Since Blake and the Romantics, it has been all too easy to get carried away with Satan and presume some subconscious subversion on Milton's part. On this re-read I did my best to stick to my university training and take Milton at his word, without being seduced by Straussian attempts to read between the lines. Fact is Milton was a deeply pious man trying to explain the problem of evil – an insoluble theological puzzle if ever there was one. What was important for Milton was that God freely chose to create – to share the universe with others. Likewise he left his creation enough freedom to dissent from his overwhelmingly obvious and necessary lordship. Although foreseeing the Fall, he allows it without interfering, preferring devotion that is freely chosen rather than mandated. The link with Milton's political liberalism comes through at the end, where he condemns religious persecution and a politicisation of religion that leads to citizens performing empty rites that do not express their internal convictions.
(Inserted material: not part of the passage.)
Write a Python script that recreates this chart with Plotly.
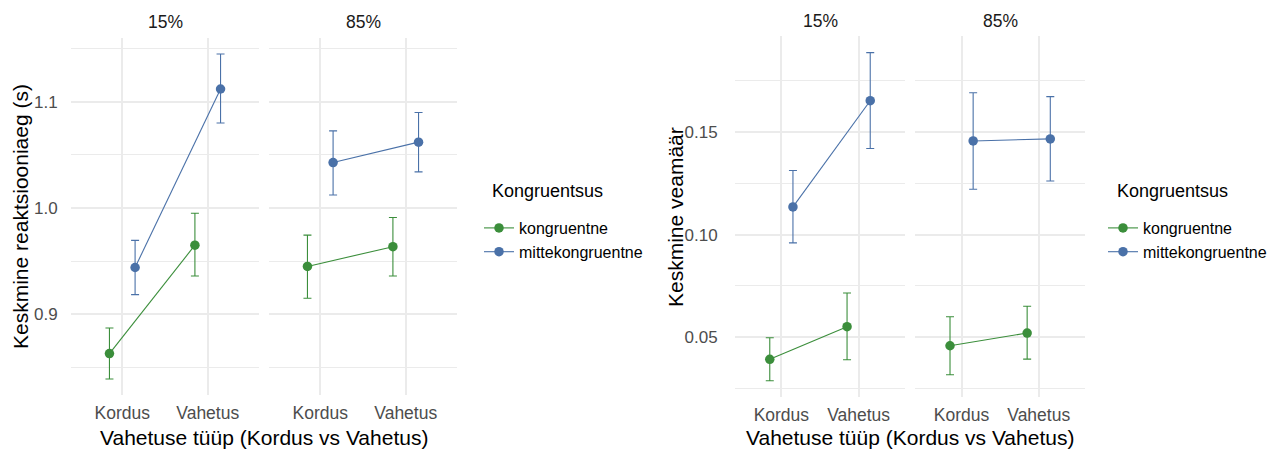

The only royalty Milton submits to is God – kings are but men, and removable if necessary.

All that said, for me there remains an impression of God as a limited figure. He creates angels and then realises he needs the Son as a bridging device that will allow them to more closely identify with him (the Son will later fulfil a similar purpose for humanity). Needless to say, the plan backfires spectacularly. Adam and Eve are created in God's image, but they (like the rebel angels) are in some respects pre-fallen. Eve's pride leaves her open to temptation, like Satan. Milton is at pains to point out that Adam has all the knowledge he could possibly ask for and yet he still eats the forbidden fruit. God does not seem to have a grip on his creation – it spins away from him. His dark materials are wayward elements. There is still a little bit of Chaos in them. We're not too far away here from the atomistic 'mechanical' view of the universe that will become ever more prevalent during the Enlightenment.